A nice surprise "The study took a three year mean from 2002 to 2004 and found that the average return on equity (ROE) of the top twelve perfor ming MFIs in Latin America was over 33% and the highest was 52%. To put this into perspective, the average ROE for formal banks over the same period was only 11%. Seventeen MFIs boasted a ROE higher than those of Citigroup."

So, it alleviates the suffering of the poor, it can help to reduce transaction costs, it might be useful to tax people in Latin America and produces a nice profit for investors. Can anyone tell why not?

Tyler, I don't think this paper should cause us to update our priors much on the impact of microcredit.

It is great that the authors followed up after such a long period. However, the paper hardly states and never defends its identifying assumptions, the things we things we need to believe about the conduct of microcredit 20 years ago in Bangladeshi villages in order to interpret these results as causal. One of those assumptions is whether the geographical pattern of access to microcredit by gender--whether men, women, both, or neither could get it--was exogenous, i.e., tantamount to random for the purposes of evaluation.
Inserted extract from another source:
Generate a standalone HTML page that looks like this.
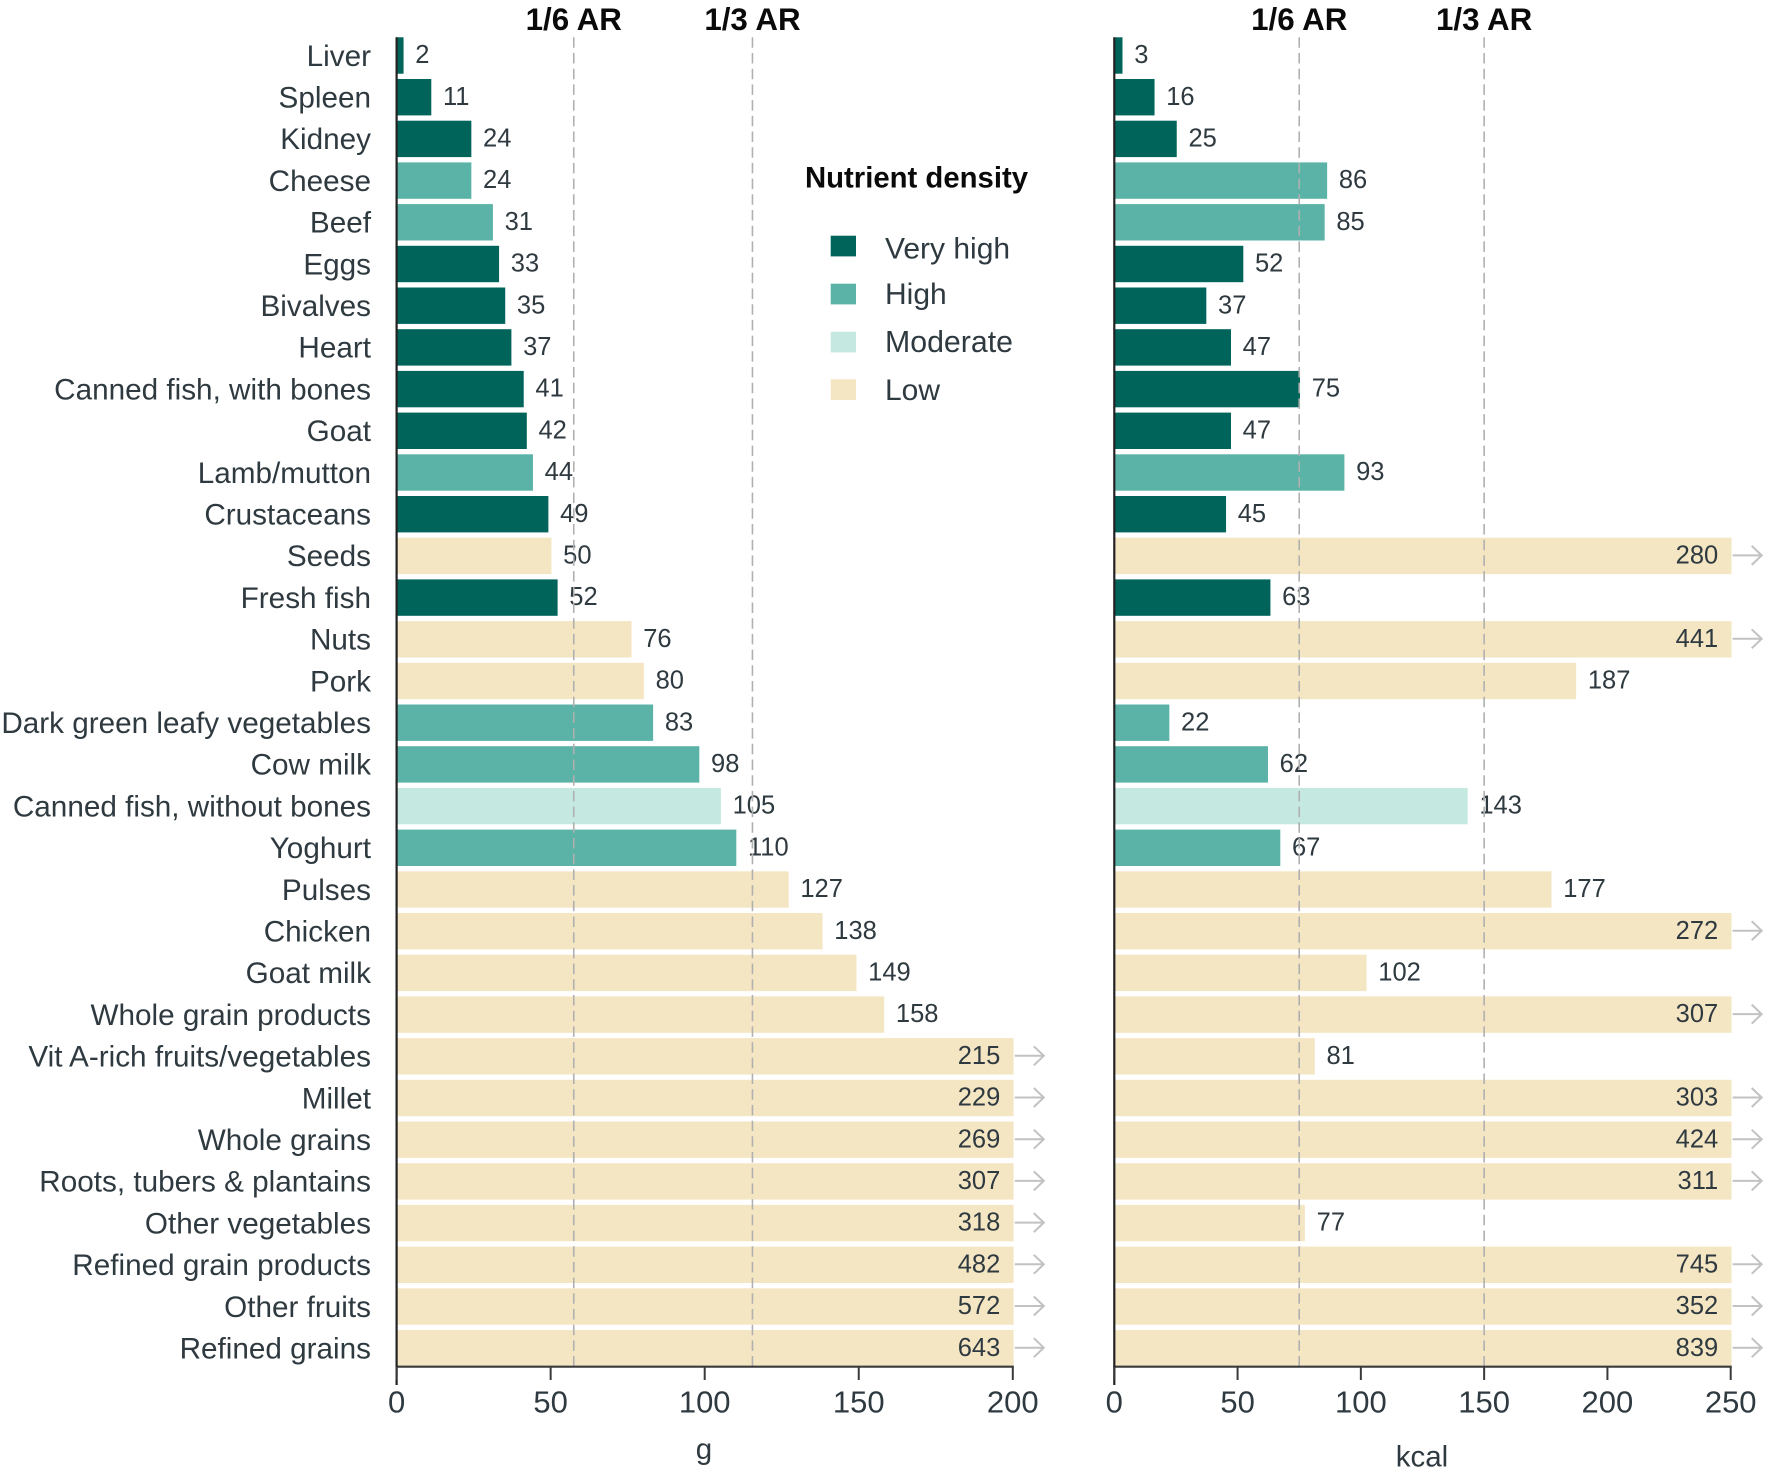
<!DOCTYPE html>
<html lang="en">
<head>
<meta charset="utf-8">
<title>Food portion sizes by nutrient density</title>
<style>
  html, body { margin: 0; padding: 0; background: #fff; }
  body { width: 1772px; height: 1478px; overflow: hidden; }
  svg { display: block; font-family: "Liberation Sans", sans-serif; }
  text { fill: #2f3a40; }
  .bold { font-weight: 700; fill: #0a0a0a; }
</style>
</head>
<body>
<svg id="chart" xmlns="http://www.w3.org/2000/svg" width="1772" height="1478" viewBox="0 0 1772 1478">
  <rect x="0" y="0" width="1772" height="1478" fill="#ffffff"/>
  <g id="left-panel"></g>
  <g id="right-panel"></g>
  <g id="category-labels"></g>
  <g>
    <text class="bold" x="805" y="187.5" font-size="29.3">Nutrient density</text>
    <g>
      <rect x="830.7" y="235.7" width="25.3" height="20.7" fill="#00645a"/>
      <text x="885" y="258.5" font-size="30">Very high</text>
    </g>
    <g>
      <rect x="830.7" y="283.7" width="25.3" height="20.7" fill="#5bb3a8"/>
      <text x="885" y="304" font-size="30">High</text>
    </g>
    <g>
      <rect x="830.7" y="331.7" width="25.3" height="20.7" fill="#c5e8e1"/>
      <text x="885" y="352" font-size="30.3">Moderate</text>
    </g>
    <g>
      <rect x="830.7" y="379.3" width="25.3" height="20.7" fill="#f5e6c3"/>
      <text x="885" y="400" font-size="30">Low</text>
    </g>
  </g>
</svg>
<script>
const categories = ["Liver","Spleen","Kidney","Cheese","Beef","Eggs","Bivalves","Heart","Canned fish, with bones","Goat","Lamb/mutton","Crustaceans","Seeds","Fresh fish","Nuts","Pork","Dark green leafy vegetables","Cow milk","Canned fish, without bones","Yoghurt","Pulses","Chicken","Goat milk","Whole grain products","Vit A-rich fruits/vegetables","Millet","Whole grains","Roots, tubers & plantains","Other vegetables","Refined grain products","Other fruits","Refined grains"];
const gramValues = [2,11,24,24,31,33,35,37,41,42,44,49,50,52,76,80,83,98,105,110,127,138,149,158,215,229,269,307,318,482,572,643];
const kcalValues = [3,16,25,86,85,52,37,47,75,47,93,45,280,63,441,187,22,62,143,67,177,272,102,307,81,303,424,311,77,745,352,839];
const densityLevels = ["very-high","very-high","very-high","high","high","very-high","very-high","very-high","very-high","very-high","high","very-high","low","very-high","low","low","high","high","moderate","high","low","low","low","low","low","low","low","low","low","low","low","low"];
const gramTicks = [0,50,100,150,200];
const kcalTicks = [0,50,100,150,200,250];
const gramRefValues = [57.5,115.5];
const kcalRefValues = [75,150];
const refLabels = ["1/6 AR","1/3 AR"];

const NS = "http://www.w3.org/2000/svg";
const rowTop = 37.3, rowPitch = 41.7, barHeight = 36.4, axisY = 1366.7;
const densityFill = { "very-high": "#00645a", "high": "#5bb3a8", "moderate": "#c5e8e1", "low": "#f5e6c3" };

function make(tag, attrs, parent, content) {
  const el = document.createElementNS(NS, tag);
  for (const k in attrs) el.setAttribute(k, attrs[k]);
  if (content !== undefined) el.textContent = content;
  parent.appendChild(el);
  return el;
}
function rowY(i) { return rowTop + i * rowPitch; }

function drawPanel(parentId, key, values, ticks, refs, x0, x1, domainMax, unit, titleX, titleY) {
  const g = document.getElementById(parentId);
  const scale = v => x0 + (v / domainMax) * (x1 - x0);

  values.forEach((v, i) => {
    const clipped = v > domainMax;
    const end = scale(Math.min(v, domainMax));
    const bar = make("rect", { x: x0, y: rowY(i), width: Math.max(end - x0 + 0.8, 0), height: barHeight, fill: densityFill[densityLevels[i]] }, g);
    
    
    const label = make("text", {
      x: clipped ? end - 12.5 : end + 12.5,
      y: rowY(i) + barHeight / 2 + 7.6,
      "font-size": 25.5,
      "text-anchor": clipped ? "end" : "start"
    }, g, String(v));
    
    
    if (clipped) {
      const cy = rowY(i) + barHeight / 2 - 0.5;
      const arrow = make("path", {
        d: "M" + (end + 2) + " " + cy + "H" + (end + 31) + "M" + (end + 21) + " " + (cy - 9.5) + "L" + (end + 31) + " " + cy + "L" + (end + 21) + " " + (cy + 9.5),
        fill: "none", stroke: "#c2c2c2", "stroke-width": 2
      }, g);
      
      
    }
  });

  refs.forEach((r, i) => {
    const x = scale(r);
    const line = make("line", { x1: x, x2: x, y1: rowTop, y2: axisY, stroke: "#b0b0b0", "stroke-width": 1.6, "stroke-dasharray": "10.5 5.2" }, g);
    
    
    const head = make("text", { x: x, y: 30, "font-size": 31.3, "text-anchor": "middle", class: "bold" }, g, refLabels[i]);
    
    
  });

  const base = make("line", { x1: x0 - 1, x2: x1 + 1, y1: axisY, y2: axisY, stroke: "#3a3a3a", "stroke-width": 2.2 }, g);
  
  
  const spine = make("line", { x1: x0, x2: x0, y1: rowTop, y2: 1385, stroke: "#222222", "stroke-width": 2.2 }, g);
  
  

  ticks.forEach(t => {
    const x = scale(t);
    const tick = make("line", { x1: x, x2: x, y1: axisY, y2: 1380, stroke: "#3a3a3a", "stroke-width": 2 }, g);
    
    
    const lab = make("text", { x: x, y: 1412.7, "font-size": 31, "text-anchor": "middle" }, g, String(t));
    
    
  });

  const title = make("text", { x: titleX, y: titleY, "font-size": 29.5, "text-anchor": "middle" }, g, unit);
  
  
}

const catGroup = document.getElementById("category-labels");
categories.forEach((c, i) => {
  const t = make("text", { x: 371, y: rowY(i) + barHeight / 2 + 10.3, "font-size": 29.7, "text-anchor": "end" }, catGroup, c);
  
  
});

drawPanel("left-panel", "g", gramValues, gramTicks, gramRefValues, 396.6, 1012.8, 200, "g", 704, 1459);
drawPanel("right-panel", "kcal", kcalValues, kcalTicks, kcalRefValues, 1114.3, 1730.7, 250, "kcal", 1422, 1466.5);
</script>
</body>
</html>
That assumption supports the disaggregation of impacts by gender. The other assumption is that those with more than half an acre of land had systematically and exogenously less access to credit, as required under the law creating the Grameen Bank (which states that the Bank shall serve the landless poor, essentially so defined). Jonathan Morduch showed years ago that the data from the study don't support this assumption (http://www.nyu.edu/projects/morduch/documents/microfinance/Does_Microfinance_Really_Help.pdf), that there was tons of borrowing above the half-acre line, creating a strong possibility that treatment was endogenous.

These identifying assumptions could of course yet be true. But in my view, the researchers have a responsibility to fully state and discuss them, so that the reader can form an educated opinion about the possible explanations for the results.

At any rate, the correlation found is very small: an elasticity of per-capita household spending with respect to cumulative borrowing of 0.004. A reasonable, cautious interpretation is that this study corroborates the randomized studies in finding little economically significant effect. The main impact it should have on our priors is to somewhat reduce the worry that the shorter-term randomized trials are missing a big, positive long-term story of impact on average household per-capita consumption.

I also don't find the Economist write-up that useful. In appears to commit McCloskey and Ziliak's "standard error of regressions" in describing that tiny elasticity as significant.

Sorry to be such a grouch.

In a more general sense, I've become skeptical about any such big, broad analyses. Aren't there just way too many knobs to tune the results to get to almost whatever conclusion you want?

Identification, external validity, selection biases, cherry picking metrics, significance shopping, there's literally an endless list of ways to twist conclusions in studies of this kind. I like to think of it as a hypersensitivity of conclusions to precise protocol.

Is my worry / cynicism justified?

Rahul, I think you should be skeptical but not to the point of completely discarding social science, which has taught us many things over the years.

In fact this analysis wasn't that "broad." It followed 1800 real families over 20 years. That's a lot smaller than global statistical analyses of correlates of economic growth.

One reason I rely more on randomized studies (which this one is not) is that there are fewer dials to manipulate. You randomly do something for one group of people and not another. You wait a while. You survey them. You look at whether the averages for one group differ from the averages of the other. The math is pretty simple.

The study at hand is a lot more complex, and does contain a larger number of debatable and potentially arbitrary choices.

I think of randomization as necessary but not sufficient. There's still tons of dials to tweak (I think).

Sometimes, I feel that the randomized studies are the most insidious because the mere fact that they were "randomized" sometimes leads people to trust them far more than they really ought to.